EXERCISE BRIEF
Give the data again exactly as written, skipping any pictures.

STORED DATA
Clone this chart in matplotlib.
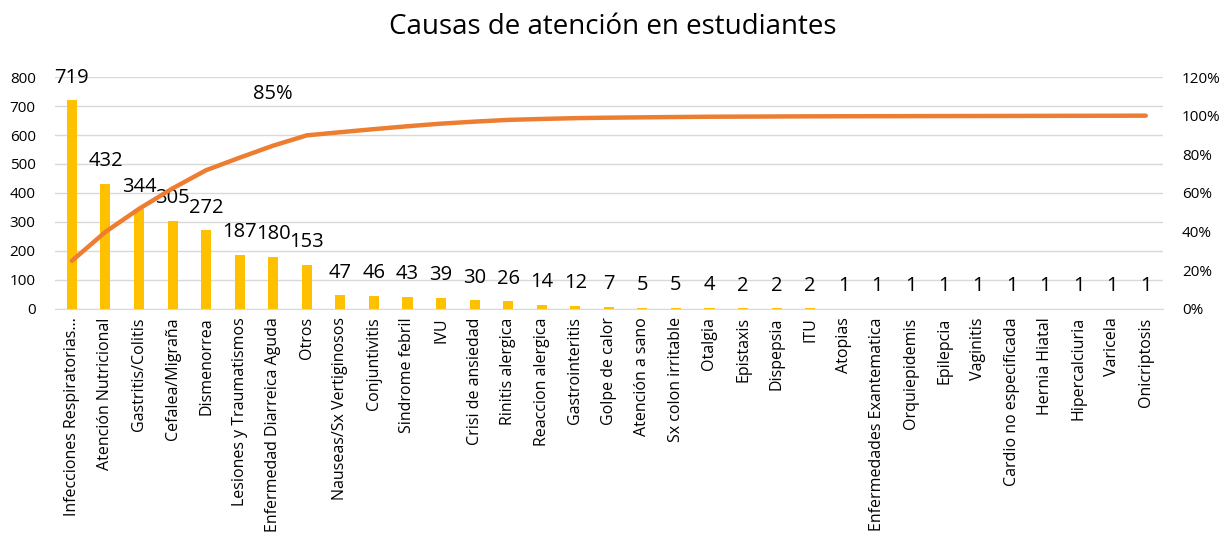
import numpy as np
import matplotlib.pyplot as plt
from matplotlib.ticker import PercentFormatter

plt.rcParams['font.family'] = ['Open Sans', 'DejaVu Sans']

# data
categorias = [
    "Infecciones Respiratorias...", "Atención Nutricional", "Gastritis/Colitis",
    "Cefalea/Migraña", "Dismenorrea", "Lesiones y Traumatismos",
    "Enfermedad Diarreica Aguda", "Otros", "Nauseas/Sx Vertiginosos",
    "Conjuntivitis", "Sindrome febril", "IVU", "Crisi de ansiedad",
    "Rinitis alergica", "Reaccion alergica", "Gastrointeritis", "Golpe de calor",
    "Atención a sano", "Sx colon irritable", "Otalgia", "Epistaxis", "Dispepsia",
    "ITU", "Atopias", "Enfermedades Exantematica", "Orquiepidemis", "Epilepcia",
    "Vaginitis", "Cardio no especificada", "Hernia Hiatal", "Hipercalciuria",
    "Varicela", "Onicriptosis",
]
casos = [719, 432, 344, 305, 272, 187, 180, 153, 47, 46, 43, 39, 30, 26, 14, 12,
         7, 5, 5, 4, 2, 2, 2, 1, 1, 1, 1, 1, 1, 1, 1, 1, 1]
etiqueta_pct = 6  # index of the point that gets the "85%" label

casos = np.array(casos)
acumulado = np.cumsum(casos) / casos.sum() * 100
x = np.arange(len(categorias))

fig = plt.figure(figsize=(12.25, 5.37), dpi=100)
ax = fig.add_axes([0.045, 0.4246, 0.904, 0.432])

ax.bar(x, casos, width=0.3, color='#FFC000', zorder=3)
ax.set_ylim(0, 800)
ax.set_xlim(-0.5, len(categorias) - 0.5)
ax.set_yticks(range(0, 801, 100))
ax.grid(axis='y', color='#D9D9D9', linewidth=1, zorder=0)
for s in ['top', 'right', 'left']:
    ax.spines[s].set_visible(False)
ax.spines['bottom'].set_color('#D9D9D9')
ax.tick_params(axis='y', length=0, labelsize=11, pad=14)
ax.tick_params(axis='x', length=0, pad=6)
ax.set_xticks(x)
ax.set_xticklabels(categorias, rotation=90, fontsize=11.5, va='top')

for xi, v in zip(x, casos):
    ax.annotate(str(v), (xi, v), xytext=(0, 9), textcoords='offset points',
                ha='center', va='bottom', fontsize=14.5, zorder=5)

ax2 = ax.twinx()
ax2.plot(x, acumulado, color='#ED7D31', linewidth=3.2, solid_capstyle='round', zorder=4)
ax2.set_ylim(0, 120)
ax2.set_yticks(range(0, 121, 20))
ax2.yaxis.set_major_formatter(PercentFormatter(decimals=0))
ax2.tick_params(axis='y', length=0, labelsize=11, pad=14)
for s in ['top', 'right', 'left', 'bottom']:
    ax2.spines[s].set_visible(False)
ax2.annotate(f"{acumulado[etiqueta_pct]:.0f}%", (x[etiqueta_pct], acumulado[etiqueta_pct]),
             xytext=(0, 30), textcoords='offset points', ha='center', va='bottom', fontsize=14.5)

fig.suptitle("Causas de atención en estudiantes", fontsize=20, y=0.975)

fig.savefig('out.png', dpi=100)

RESPONSE BELOW
Clone this chart in matplotlib.
import numpy as np
import matplotlib.pyplot as plt
from matplotlib.ticker import PercentFormatter

plt.rcParams['font.family'] = ['Open Sans', 'DejaVu Sans']

# data
categorias = [
    "Infecciones Respiratorias...", "Atención Nutricional", "Gastritis/Colitis",
    "Cefalea/Migraña", "Dismenorrea", "Lesiones y Traumatismos",
    "Enfermedad Diarreica Aguda", "Otros", "Nauseas/Sx Vertiginosos",
    "Conjuntivitis", "Sindrome febril", "IVU", "Crisi de ansiedad",
    "Rinitis alergica", "Reaccion alergica", "Gastrointeritis", "Golpe de calor",
    "Atención a sano", "Sx colon irritable", "Otalgia", "Epistaxis", "Dispepsia",
    "ITU", "Atopias", "Enfermedades Exantematica", "Orquiepidemis", "Epilepcia",
    "Vaginitis", "Cardio no especificada", "Hernia Hiatal", "Hipercalciuria",
    "Varicela", "Onicriptosis",
]
casos = [719, 432, 344, 305, 272, 187, 180, 153, 47, 46, 43, 39, 30, 26, 14, 12,
         7, 5, 5, 4, 2, 2, 2, 1, 1, 1, 1, 1, 1, 1, 1, 1, 1]
etiqueta_pct = 6  # index of the point that gets the "85%" label

casos = np.array(casos)
acumulado = np.cumsum(casos) / casos.sum() * 100
x = np.arange(len(categorias))

fig = plt.figure(figsize=(12.25, 5.37), dpi=100)
ax = fig.add_axes([0.045, 0.4246, 0.904, 0.432])

ax.bar(x, casos, width=0.3, color='#FFC000', zorder=3)
ax.set_ylim(0, 800)
ax.set_xlim(-0.5, len(categorias) - 0.5)
ax.set_yticks(range(0, 801, 100))
ax.grid(axis='y', color='#D9D9D9', linewidth=1, zorder=0)
for s in ['top', 'right', 'left']:
    ax.spines[s].set_visible(False)
ax.spines['bottom'].set_color('#D9D9D9')
ax.tick_params(axis='y', length=0, labelsize=11, pad=14)
ax.tick_params(axis='x', length=0, pad=6)
ax.set_xticks(x)
ax.set_xticklabels(categorias, rotation=90, fontsize=11.5, va='top')

for xi, v in zip(x, casos):
    ax.annotate(str(v), (xi, v), xytext=(0, 9), textcoords='offset points',
                ha='center', va='bottom', fontsize=14.5, zorder=5)

ax2 = ax.twinx()
ax2.plot(x, acumulado, color='#ED7D31', linewidth=3.2, solid_capstyle='round', zorder=4)
ax2.set_ylim(0, 120)
ax2.set_yticks(range(0, 121, 20))
ax2.yaxis.set_major_formatter(PercentFormatter(decimals=0))
ax2.tick_params(axis='y', length=0, labelsize=11, pad=14)
for s in ['top', 'right', 'left', 'bottom']:
    ax2.spines[s].set_visible(False)
ax2.annotate(f"{acumulado[etiqueta_pct]:.0f}%", (x[etiqueta_pct], acumulado[etiqueta_pct]),
             xytext=(0, 30), textcoords='offset points', ha='center', va='bottom', fontsize=14.5)

fig.suptitle("Causas de atención en estudiantes", fontsize=20, y=0.975)

fig.savefig('out.png', dpi=100)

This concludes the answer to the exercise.